Alabama’s John Petty and Collin Sexton carried the Tide in the second half. Sexton had 20 of his 25 points in the final 20 minutes, with some incredibly difficult and clutch baskets one would expect a player of his talent to make. John Petty came into today’s game converting on 36.2 percent of his threes, but decided to become an All-American floor spacer tonight. The freshman went 6-of-8 from three and scored 20 points. It just felt like every shot the Tide took was going in, no matter the difficulty. In a way, it was a repeat of the second Louisville game. Down the stretch, the Cardinals went 6-of-6 from three while the Hokies were ice cold and missed wide open looks at the basket.

While those stats paint a negative picture, all hope was not lost for the Hokies. Trailing just 72-70 after a PJ Horne layup, Tech had a chance to get a stop and score to tie it up or take the lead. A John Petty three and Collin Sexton fadeaway jumper quickly erased that opportunity. Down 77-72, Virginia Tech needed some sort of takeaway, which they got from Justin Robinson. The junior point guard found some space, drove into the lane and appeared to have scored a wrong-footed runner with bodies around him to make it a one possession game.

Then he heard a whistle. For a split second, the entire fanbase believed that Robinson had earned himself a free throw on top of the basket, eagerly waiting for the referee to signal a blocking foul.

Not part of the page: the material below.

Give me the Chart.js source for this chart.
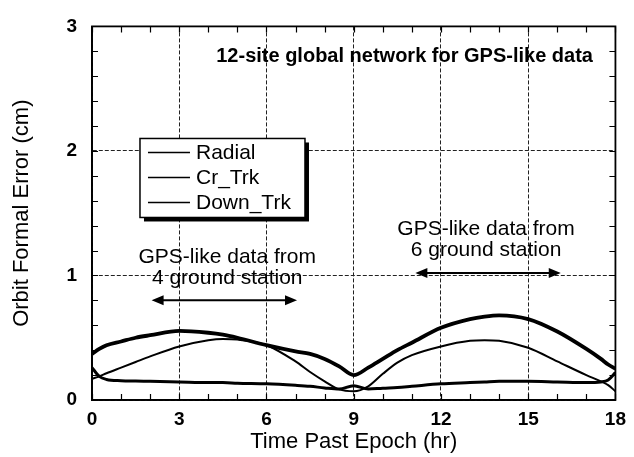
<!DOCTYPE html>
<html>
<head>
<meta charset="utf-8">
<script src="https://cdn.jsdelivr.net/npm/chart.js@4.4.0/dist/chart.umd.min.js"></script>
<style>
  html, body { margin: 0; padding: 0; background: #fff; }
  #wrap { width: 634px; height: 457px; }
</style>
</head>
<body>
<div id="wrap"><canvas id="c" width="634" height="457"></canvas></div>
<script>
// Orbit formal error vs time past epoch
var hours   = [0, 0.25, 0.5, 1, 1.5, 2, 3, 4, 4.5, 5, 6, 7, 7.5, 8, 8.5, 9, 9.5, 10, 10.5, 11, 12, 13, 13.5, 14, 15, 16, 17, 17.5, 17.75, 18]
var radial  = [0.26, 0.19, 0.165, 0.155, 0.152, 0.15, 0.145, 0.14, 0.14, 0.135, 0.13, 0.118, 0.11, 0.097, 0.088, 0.115, 0.088, 0.095, 0.1, 0.11, 0.13, 0.14, 0.145, 0.15, 0.15, 0.145, 0.14, 0.145, 0.16, 0.22]
var crTrk   = [0.17, 0.19, 0.215, 0.26, 0.305, 0.35, 0.43, 0.48, 0.49, 0.485, 0.44, 0.31, 0.225, 0.15, 0.085, 0.07, 0.11, 0.21, 0.3, 0.36, 0.43, 0.475, 0.48, 0.475, 0.42, 0.31, 0.2, 0.15, 0.12, 0.07]
var downTrk = [0.37, 0.41, 0.44, 0.47, 0.5, 0.52, 0.555, 0.54, 0.525, 0.5, 0.44, 0.39, 0.37, 0.33, 0.27, 0.2, 0.26, 0.33, 0.4, 0.46, 0.58, 0.65, 0.67, 0.68, 0.65, 0.55, 0.41, 0.33, 0.285, 0.25]

var seriesNames = ["Radial", "Cr_Trk", "Down_Trk"]
var xTicks = [0, 3, 6, 9, 12, 15, 18]
var yTicks = [0, 1, 2, 3]

var titleText = "12-site global network for GPS-like data"
var notes = [
  { lines: ["GPS-like data from", "4 ground station"], x: 4.65, y: 1.15, from: 2.05, to: 7.05, arrowY: 0.8 },
  { lines: ["GPS-like data from", "6 ground station"], x: 13.55, y: 1.37, from: 11.12, to: 16.12, arrowY: 1.02 },
]

var FONT = "'Liberation Sans', Arial, Helvetica, sans-serif"

function pairs(vals) {
  return hours.map(function(h, i) { return { x: h, y: vals[i] } })
}

// minor ticks, the closed frame, the text notes and the boxed legend
var decorations = {
  id: "decorations",
  afterDatasetsDraw: function(chart) {
    var ctx = chart.ctx
    var a = chart.chartArea
    var xs = chart.scales.x
    var ys = chart.scales.y
    ctx.save()
    ctx.strokeStyle = "#000"
    ctx.lineWidth = 1.2
    ctx.beginPath()
    for (var h = 0; h <= 18; h += 1) {
      var px = Math.round(xs.getPixelForValue(h)) + 0.5
      ctx.moveTo(px, a.bottom); ctx.lineTo(px, a.bottom - 6)
      ctx.moveTo(px, a.top); ctx.lineTo(px, a.top + 6)
    }
    for (var k = 0; k <= 15; k++) {
      var py = Math.round(ys.getPixelForValue(k * 0.2)) + 0.5
      ctx.moveTo(a.left, py); ctx.lineTo(a.left + 6, py)
      ctx.moveTo(a.right, py); ctx.lineTo(a.right - 6, py)
    }
    ctx.stroke()
    ctx.lineWidth = 1.8
    ctx.strokeRect(a.left, a.top, a.right - a.left, a.bottom - a.top)

    // title inside the plot
    ctx.fillStyle = "#000"
    ctx.textAlign = "center"
    ctx.textBaseline = "middle"
    ctx.font = "bold 20px " + FONT
    ctx.fillText(titleText, xs.getPixelForValue(10.75), ys.getPixelForValue(2.76))

    // notes with double arrows
    ctx.font = "21px " + FONT
    notes.forEach(function(n) {
      var cx = xs.getPixelForValue(n.x)
      var cy = ys.getPixelForValue(n.y)
      n.lines.forEach(function(line, i) { ctx.fillText(line, cx, cy + i * 21) })
      var x1 = xs.getPixelForValue(n.from)
      var x2 = xs.getPixelForValue(n.to)
      var ay = ys.getPixelForValue(n.arrowY)
      ctx.lineWidth = 2
      ctx.beginPath()
      ctx.moveTo(x1 + 8, ay); ctx.lineTo(x2 - 8, ay)
      ctx.stroke()
      ctx.beginPath()
      ctx.moveTo(x1, ay); ctx.lineTo(x1 + 12, ay - 5); ctx.lineTo(x1 + 12, ay + 5); ctx.closePath()
      ctx.moveTo(x2, ay); ctx.lineTo(x2 - 12, ay - 5); ctx.lineTo(x2 - 12, ay + 5); ctx.closePath()
      ctx.fill()
    })

    // legend box with drop shadow
    var lx = xs.getPixelForValue(1.65)
    var ly = ys.getPixelForValue(2.1)
    var lw = 165, lh = 79
    ctx.fillRect(lx + 4, ly + 4, lw, lh)
    ctx.fillStyle = "#fff"
    ctx.fillRect(lx, ly, lw, lh)
    ctx.lineWidth = 1.5
    ctx.strokeRect(lx, ly, lw, lh)
    ctx.textAlign = "left"
    ctx.fillStyle = "#000"
    ctx.font = "21px " + FONT
    chart.data.datasets.forEach(function(ds, i) {
      var ry = ly + 14 + i * 25
      ctx.lineWidth = 1.6
      ctx.beginPath()
      ctx.moveTo(lx + 8, ry); ctx.lineTo(lx + 50, ry)
      ctx.stroke()
      ctx.fillText(ds.label, lx + 56, ry + 1)
    })
    ctx.restore()
  },
}

new Chart(document.getElementById("c"), {
  type: "line",
  data: {
    datasets: [
      { label: seriesNames[0], data: pairs(radial), borderColor: "#000", borderWidth: 3 },
      { label: seriesNames[1], data: pairs(crTrk), borderColor: "#000", borderWidth: 2 },
      { label: seriesNames[2], data: pairs(downTrk), borderColor: "#000", borderWidth: 3.8 },
    ],
  },
  options: {
    responsive: false,
    animation: false,
    elements: {
      point: { radius: 0 },
      line: { cubicInterpolationMode: "monotone", fill: false },
    },
    layout: { padding: { left: 0, right: 16, top: 17, bottom: 0 } },
    plugins: { legend: { display: false }, tooltip: { enabled: false } },
    scales: {
      x: {
        type: "linear",
        min: 0,
        max: 18,
        afterBuildTicks: function(s) { s.ticks = xTicks.map(function(v) { return { value: v } }) },
        afterFit: function(s) { s.height = 57 },
        ticks: { color: "#000", padding: 8, font: { family: FONT, size: 19, weight: "bold" } },
        grid: { color: "#222", lineWidth: 1, drawTicks: false },
        border: { display: true, color: "#000", width: 1.8, dash: [4, 2] },
        title: { display: true, text: "Time Past Epoch (hr)", color: "#000", padding: { top: 4, bottom: 2 }, font: { family: FONT, size: 22 } },
      },
      y: {
        min: 0,
        max: 3,
        afterBuildTicks: function(s) { s.ticks = yTicks.map(function(v) { return { value: v } }) },
        afterFit: function(s) { s.width = 92 },
        ticks: { color: "#000", padding: 15, font: { family: FONT, size: 19, weight: "bold" } },
        grid: { color: "#222", lineWidth: 1, drawTicks: false },
        border: { display: true, color: "#000", width: 1.8, dash: [4, 2] },
        title: { display: true, text: "Orbit Formal Error (cm)", color: "#000", padding: { top: 9, bottom: 0 }, font: { family: FONT, size: 22 } },
      },
    },
  },
  plugins: [decorations],
})
</script>
</body>
</html>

And to everyone’s angst, the referee pointed towards the opposite side of the court, simultaneously ending Robinson’s season and eliminating any chance of a Virginia Tech comeback. You be the judge (h/t @TreadmillHorse).

Robinson held his head in disbelief, then emotion overcame him as he tried his best to keep his tears inside as he knew what had just unfolded. Perhaps the only two players more emotional than Robinson were Justin Bibbs and Devin Wilson, who finish their careers with a disappointing early exit. In his final game, Bibbs scored 17 points and went 3-of-5 from three. Wilson, meanwhile, finished the contest with a steal and a rebound to his name.

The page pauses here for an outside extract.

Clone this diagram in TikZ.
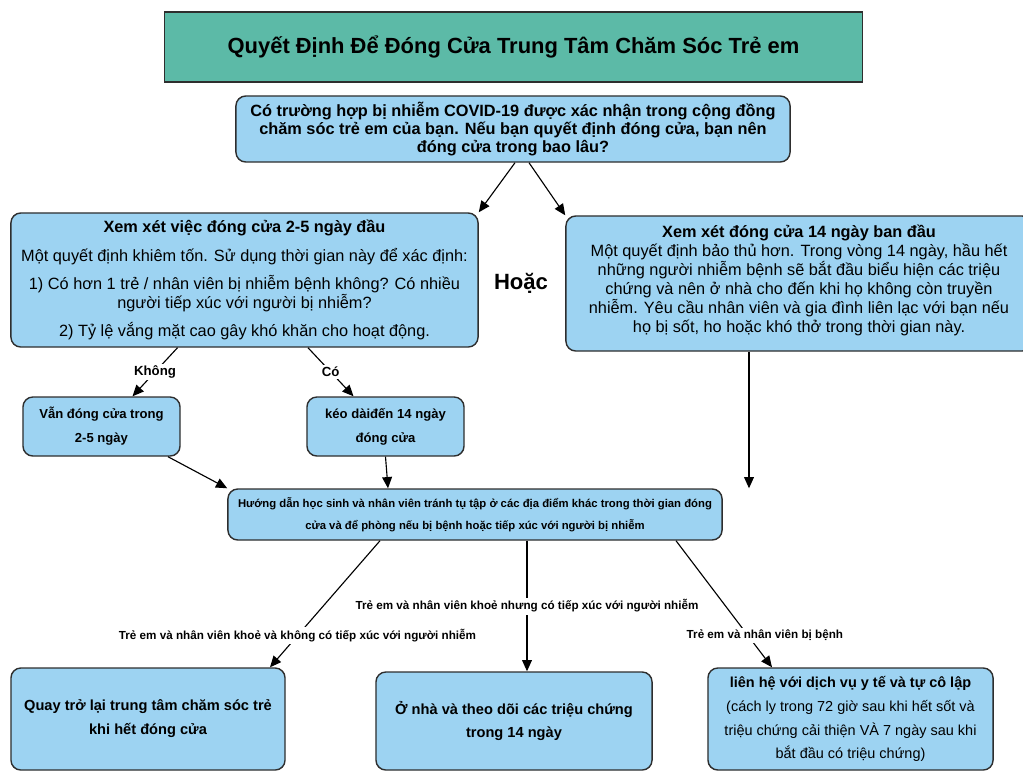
\documentclass[tikz,border=0pt]{standalone}
\usepackage{fontspec}
\setmainfont{Liberation Sans}
\usetikzlibrary{calc,arrows.meta}
\definecolor{titlebg}{HTML}{5CBAA7}
\definecolor{boxbg}{HTML}{9DD3F2}
\definecolor{boxline}{HTML}{2E2E2E}
\tikzset{
        box/.style={draw=boxline, fill=boxbg, line width=1pt, rounded corners=7pt, align=center, inner sep=2pt},
        link/.style={-{Triangle[length=8pt,width=7pt]}, line width=0.8pt},
        lbl/.style={fill=white, inner sep=1.5pt, font=\bfseries\fontsize{8.3}{9}\selectfont},
}

\begin{document}
\begin{tikzpicture}[x=0.025cm, y=-0.025cm]
        \useasboundingbox (0,0) rectangle (1023,771);
        \clip (0,0) rectangle (1023,771);

        \node (head) at (513.5,47) [draw=boxline, fill=titlebg, line width=0.8pt, minimum width=17.425cm, minimum height=1.75cm, font=\bfseries\fontsize{15.6}{18}\selectfont] {Quyết Định Để Đóng Cửa Trung Tâm Chăm Sóc Trẻ em};

        \node (q) at (513,129) [box, minimum width=13.85cm, minimum height=1.65cm, font=\bfseries\fontsize{11.6}{12.8}\selectfont] {Có trường hợp bị nhiễm COVID-19 được xác nhận trong cộng đồng\\
                chăm sóc trẻ em của bạn. Nếu bạn quyết định đóng cửa, bạn nên\\
                đóng cửa trong bao lâu?};

        \node (opt5) at (244.5,280) [box, minimum width=11.675cm, minimum height=3.35cm, font=\fontsize{11.6}{13.5}\selectfont] {{\bfseries Xem xét việc đóng cửa 2-5 ngày đầu}\\[6.5pt]
                Một quyết định khiêm tốn. Sử dụng thời gian này để xác định:\\[6.5pt]
                1) Có hơn 1 trẻ / nhân viên bị nhiễm bệnh không? Có nhiều\\
                người tiếp xúc với người bị nhiễm?\\[6.5pt]
                2) Tỷ lệ vắng mặt cao gây khó khăn cho hoạt động.};

        \node (opt14) at (799,283.5) [box, minimum width=11.65cm, minimum height=3.375cm, font=\fontsize{11.6}{13.5}\selectfont] {{\bfseries Xem xét đóng cửa 14 ngày ban đầu}\\
                Một quyết định bảo thủ hơn. Trong vòng 14 ngày, hầu hết\\
                những người nhiễm bệnh sẽ bắt đầu biểu hiện các triệu\\
                chứng và nên ở nhà cho đến khi họ không còn truyền\\
                nhiễm. Yêu cầu nhân viên và gia đình liên lạc với bạn nếu\\
                họ bị sốt, ho hoặc khó thở trong thời gian này.\\[-6.5pt]};

        \node (or) at (521,283) [font=\bfseries\fontsize{15.7}{17}\selectfont] {Hoặc};

        \node (van) at (101.5,426.5) [box, minimum width=3.925cm, minimum height=1.475cm, font=\bfseries\fontsize{9.3}{17}\selectfont] {Vẫn đóng cửa trong\\ 2-5 ngày};
        \node (keo) at (385.5,426.5) [box, minimum width=3.925cm, minimum height=1.475cm, font=\bfseries\fontsize{9.3}{17}\selectfont] {kéo dàiđến 14 ngày\\ đóng cửa};

        \node (guide) at (475,514.5) [box, minimum width=12.35cm, minimum height=1.275cm, font=\bfseries\fontsize{8.05}{15.6}\selectfont] {Hướng dẫn học sinh và nhân viên tránh tụ tập ở các địa điểm khác trong thời gian đóng\\
                cửa và để phòng nếu bị bệnh hoặc tiếp xúc với người bị nhiễm};

        \node (back) at (148,719) [box, minimum width=6.85cm, minimum height=2.55cm, font=\bfseries\fontsize{10.4}{17}\selectfont] {Quay trở lại trung tâm chăm sóc trẻ\\ khi hết đóng cửa};
        \node (home) at (514,721) [box, minimum width=6.9cm, minimum height=2.45cm, font=\bfseries\fontsize{10.4}{17}\selectfont] {Ở nhà và theo dõi các triệu chứng\\ trong 14 ngày};
        \node (sick) at (850.5,719) [box, minimum width=7.125cm, minimum height=2.55cm, font=\fontsize{10.3}{17}\selectfont] {{\bfseries liên hệ với dịch vụ y tế và tự cô lập}\\
                (cách ly trong 72 giờ sau khi hết sốt và\\
                triệu chứng cải thiện VÀ 7 ngày sau khi\\
                bắt đầu có triệu chứng)};

        \draw [link] ($(q.south)+(2,0)$) -- (opt5.north east);
        \draw [link] ($(q.south)+(16,0)$) -- (opt14.north west);
        \draw [link] ($(opt5.south)+(-67,0)$) -- node [lbl, font=\bfseries\fontsize{9.4}{10}\selectfont] {Không} ($(van.north)+(31,0)$);
        \draw [link] ($(opt5.south)+(63.5,0)$) -- node [lbl, font=\bfseries\fontsize{9.4}{10}\selectfont] {Có} ($(keo.north)+(-32,0)$);
        \draw [link] ($(van.south)+(66.5,0)$) -- (guide.north west);
        \draw [link] (keo.south) -- ($(guide.north)+(-87,0)$);
        \draw [link] ($(opt14.south)+(-50,0)$) -- ($(guide.north)+(274,0)$);
        \draw [link] ($(guide.south)+(-95,0)$) -- node [lbl, pos=0.75] {Trẻ em và nhân viên khoẻ và không có tiếp xúc với người nhiễm} ($(back.north)+(122,0)$);
        \draw [link] ($(guide.south)+(52,0)$) -- node [lbl] {Trẻ em và nhân viên khoẻ nhưng có tiếp xúc với người nhiễm} ($(home.north)+(13,0)$);
        \draw [link] ($(guide.south)+(201,0)$) -- node [lbl, pos=0.75, xshift=12pt] {Trẻ em và nhân viên bị bệnh} ($(sick.north)+(-78.5,0)$);
\end{tikzpicture}
\end{document}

Virginia Tech’s shortened trip to Pittsburgh was caused by a multitude of problems, which were foreshadowed throughout the season. Despite an improved defensive intensity over the past month, the Hokies could not get stops when they needed them most and allowed Alabama to shoot 60 percent from the field. Good luck trying to win against that, even if you shoot 55.6 percent overall. Blackshear committed his fifth foul in his 19th minute of action, rendering an undersized team completely outmatched. The ball stalled on offense as the Hokies could not execute properly, and turnovers were an issue.

The referee may not have made the right call at the end, but the Hokies were in the bonus for the final 15 minutes of the game and failed to take advantage of it. The opportunity was there and for the third straight game, the Hokies waited too long to seize it. The players poured every ounce of energy they had this season into making it this far, and it is frustrating for them to fall short of what they wanted to accomplish this year.

Virginia Tech finishes the year 0-3, a weak ending to a season with marvelous highs but ultimately the lowest of lows.